From his suite at the Mandalay Bay Resort & Casino, Stephen Paddock opened fire on the large crowd attending the Route 99 Harvest Festival, killing 58 people and injuring hundreds more. Paddock, 64, took his own life as law enforcement agents closed in.

The Associated Press reports that federal investigators have closed the investigation into the deadliest mass shooting in modern U.S. history, without finding a specific motive for the massacre.

“It wasn’t about MGM, Mandalay Bay or a specific casino or venue,” Aaron Rouse, special agent in charge of the FBI’s Las Vegas brach, told the Associated Press.

“It was all about doing the maximum amount of damage and him obtaining some form of infamy,” Rouse said, adding that investigators believed Paddock acted alone.

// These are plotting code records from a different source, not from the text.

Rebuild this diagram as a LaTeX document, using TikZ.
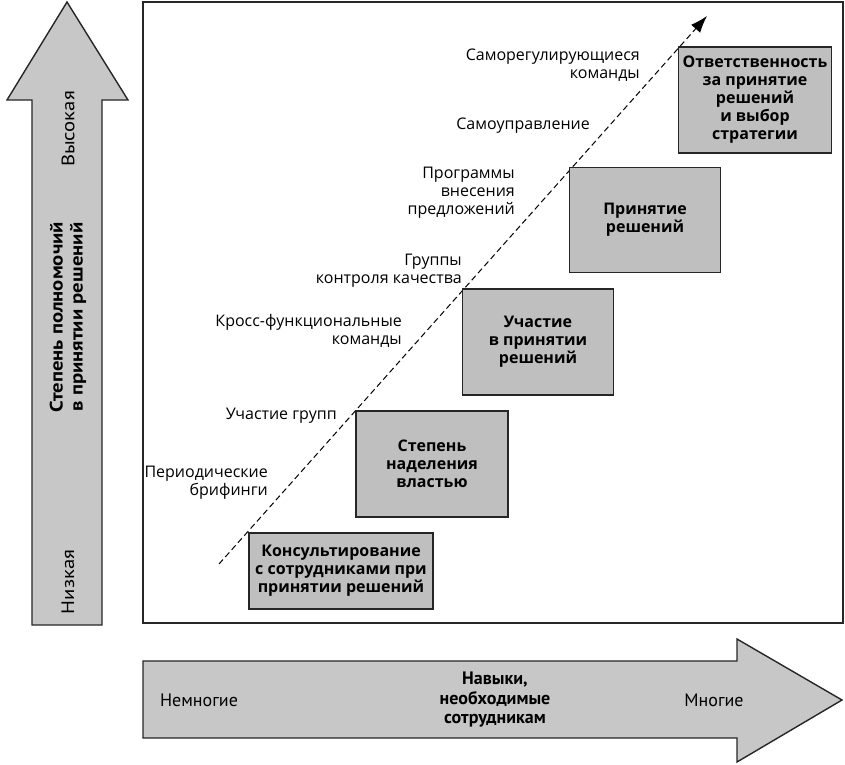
\documentclass[tikz,border=0pt]{standalone}
\usepackage{fontspec}
\setmainfont{Open Sans}
\newfontfamily\narrowfont{PT Sans}
\usetikzlibrary{arrows.meta,positioning}

\begin{document}
\begin{tikzpicture}[x=1pt, y=-1pt,
	box/.style={draw=black!85, line width=1.6pt, fill=black!25, align=center,
		font=\bfseries\fontsize{16}{18}\selectfont},
	lbl/.style={anchor=east, align=right, inner sep=0pt,
		font=\fontsize{16}{18}\selectfont},
	axlbl/.style={align=center, inner sep=0pt,
		font=\narrowfont\fontsize{18}{19.5}\selectfont},
	vlbl/.style={rotate=90, xscale=1.15, align=center, inner sep=0pt,
		font=\narrowfont\fontsize{18}{20}\selectfont},
	bigarr/.style={draw=black!85, line width=1.4pt, fill=black!22},
	arr/.style={-{Latex[length=17pt,width=12pt]}, line width=1pt,
		dash pattern=on 6pt off 3.5pt}
]
	\useasboundingbox (0,0) rectangle (845,764);

	% Axes
	\draw[bigarr] (32,625) -- (32,100) -- (7,100) -- (67,2) -- (128,100)
		-- (102,100) -- (102,625) -- cycle;
	\draw[bigarr] (143,661) -- (737,661) -- (737,639) -- (842,700)
		-- (737,762) -- (737,738) -- (143,738) -- cycle;
	\node[vlbl] (high) at (68,129) {Высокая};
	\node[vlbl, font=\narrowfont\bfseries\fontsize{18}{20}\selectfont] (yaxis) at (68,317)
		{Степень полномочий\\в принятии решений};
	\node[vlbl] (low) at (68,582) {Низкая};
	\node[axlbl] (few) at (199,700) {Немногие};
	\node[axlbl, font=\narrowfont\bfseries\fontsize{18}{19.5}\selectfont] (xaxis) at (495,700)
		{Навыки,\\необходимые\\сотрудникам};
	\node[axlbl] (many) at (714,700) {Многие};

	% Frame
	\draw[line width=1.6pt, draw=black!85] (143,2) rectangle (843,623);

	% Growth line
	\coordinate (start) at (219,564);
	\coordinate (end) at (707,16);
	\draw[arr] (start) -- (end);

	% Stages
	\node[box, minimum width=184pt, minimum height=76pt] (consult) at (341,571)
		{Консультирование\\с сотрудниками при\\принятии решений};
	\node[box, minimum width=152pt, minimum height=106pt] (empower) at (432,464)
		{Степень\\наделения\\властью};
	\node[box, minimum width=151pt, minimum height=106pt] (partic) at (538,342)
		{Участие\\в принятии\\решений};
	\node[box, minimum width=151pt, minimum height=105pt] (decide) at (645,220)
		{Принятие\\решений};
	\node[box, minimum width=153pt, minimum height=106pt] (respons) at (755,100)
		{Ответственность\\за принятие\\решений\\и выбор\\стратегии};

	% Practices
	\node[lbl] (selfteam) at (640,65) {Саморегулирующиеся\\команды};
	\node[lbl] (selfmgmt) at (590,126) {Самоуправление};
	\node[lbl] (suggest) at (515,193) {Программы\\внесения\\предложений};
	\node[lbl] (quality) at (462,271) {Группы\\контроля качества};
	\node[lbl] (cross) at (402,331) {Кросс-функциональные\\команды};
	\node[lbl] (groups) at (337,416) {Участие групп};
	\node[lbl] (brief) at (268,483) {Периодические\\брифинги};
\end{tikzpicture}
\end{document}
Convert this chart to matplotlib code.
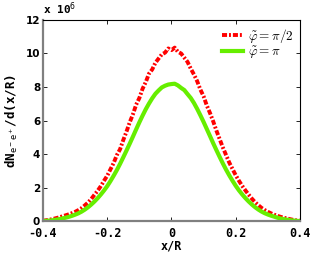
import matplotlib
matplotlib.use('Agg')
import matplotlib.pyplot as plt
import numpy as np

# x/R positions (step 0.01) and yields in units of 1e6
x_pos = np.round(np.arange(-40, 41) * 0.01, 2)

red_half_pi = [0.04, 0.07, 0.10, 0.14, 0.19, 0.24, 0.30, 0.36, 0.42, 0.49,
               0.57, 0.67, 0.79, 0.95, 1.12, 1.33, 1.58, 1.82, 2.10, 2.42,
               2.72, 3.10, 3.48, 3.95, 4.30, 4.85, 5.35, 5.90, 6.38, 6.95,
               7.35, 7.90, 8.30, 8.80, 9.05, 9.45, 9.70, 9.95, 10.05, 10.30,
               10.20,
               10.35, 10.10, 10.00, 9.75, 9.50, 9.10, 8.75, 8.35, 7.85, 7.45,
               6.90, 6.45, 5.95, 5.40, 4.90, 4.40, 3.95, 3.50, 3.12, 2.75,
               2.42, 2.12, 1.85, 1.60, 1.36, 1.15, 0.97, 0.81, 0.68, 0.57,
               0.48, 0.40, 0.33, 0.27, 0.22, 0.17, 0.13, 0.09, 0.06, 0.04]

green_pi = [0.02, 0.03, 0.05, 0.07, 0.10, 0.13, 0.17, 0.22, 0.27, 0.33,
            0.40, 0.48, 0.58, 0.70, 0.84, 1.00, 1.18, 1.38, 1.60, 1.84,
            2.10, 2.40, 2.72, 3.06, 3.43, 3.82, 4.22, 4.63, 5.05, 5.48,
            5.90, 6.30, 6.68, 7.02, 7.33, 7.60, 7.80, 7.98, 8.08, 8.15,
            8.18,
            8.20, 8.10, 7.95, 7.82, 7.58, 7.35, 7.05, 6.70, 6.32, 5.92,
            5.50, 5.08, 4.65, 4.24, 3.84, 3.45, 3.08, 2.74, 2.42, 2.12,
            1.85, 1.61, 1.39, 1.19, 1.01, 0.85, 0.71, 0.59, 0.49, 0.41,
            0.34, 0.28, 0.22, 0.17, 0.13, 0.10, 0.07, 0.05, 0.03, 0.02]

x_ticks = [-0.4, -0.2, 0, 0.2, 0.4]
x_tick_labels = ['-0.4', '-0.2', '0', '0.2', '0.4']
y_ticks = [0, 2, 4, 6, 8, 10, 12]

fig = plt.figure(figsize=(3.32, 2.62), dpi=100)
ax = fig.add_axes([0.1295, 0.155, 0.774, 0.769])

ax.plot(x_pos, red_half_pi, color='#ff0000', lw=2.8, dashes=(1.3, 0.5, 0.5, 0.5),
        label=r'$\tilde{\varphi}=\pi/2$')
ax.plot(x_pos, green_pi, '-', color='#66ee00', lw=3.0,
        label=r'$\tilde{\varphi}=\pi$')

ax.set_xlim(-0.4, 0.4)
ax.set_ylim(0, 12)
ax.set_xticks(x_ticks)
ax.set_xticklabels(x_tick_labels, fontfamily='DejaVu Sans Mono',
                   fontweight='bold', fontsize=8.5)
ax.set_yticks(y_ticks)
ax.set_yticklabels([str(v) for v in y_ticks], fontweight='bold', fontsize=7.5)
ax.tick_params(direction='in', top=True, right=True, length=3, width=0.6)
ax.tick_params(axis='x', pad=4)
ax.tick_params(axis='y', pad=2)

for s in ['left', 'bottom']:
    ax.spines[s].set_color('#808080')
    ax.spines[s].set_linewidth(1.6)
for s in ['top', 'right']:
    ax.spines[s].set_linewidth(0.8)

ax.set_xlabel('x/R', fontfamily='DejaVu Sans Mono', fontweight='bold',
              fontsize=8.5, labelpad=0)
ax.set_ylabel(r'dN$_{\mathtt{e}^-\mathtt{e}^+}$/d(x/R)',
              fontfamily='DejaVu Sans Mono', fontweight='bold',
              fontsize=9, labelpad=4)

ax.text(0.0, 1.015, r'x 10$^6$', transform=ax.transAxes,
        fontfamily='DejaVu Sans Mono', fontweight='bold', fontsize=8,
        va='bottom', ha='left')

leg = ax.legend(loc='upper right', frameon=False, fontsize=9.5,
                handlelength=1.6, handletextpad=0.35, borderaxespad=0.2,
                borderpad=0.3, labelspacing=0.0)
for t in leg.get_texts():
    t.set_math_fontfamily('cm')

fig.savefig('out.png', dpi=100)
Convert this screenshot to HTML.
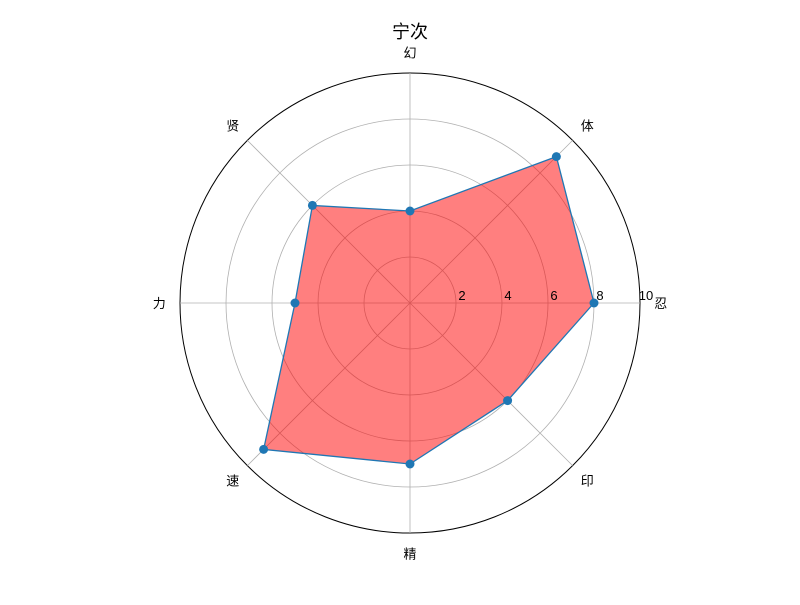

Paddock was not known to be aligned with any particular political or religious ideologies, and was something of a loner, though he was in a relationship for years before the deadly shooting. A successful career gambler, Paddock spent much of his time inside casinos and was known as something of a high-roller.

The gunman did not leave a manifesto, note, or any indication on his electronic devices as to a possible motive. His internet search history indicated that Paddock had considered attacks at multiple other venues where live music events were happening, including a music festival in Las Vegas a week before the October 1 massacre.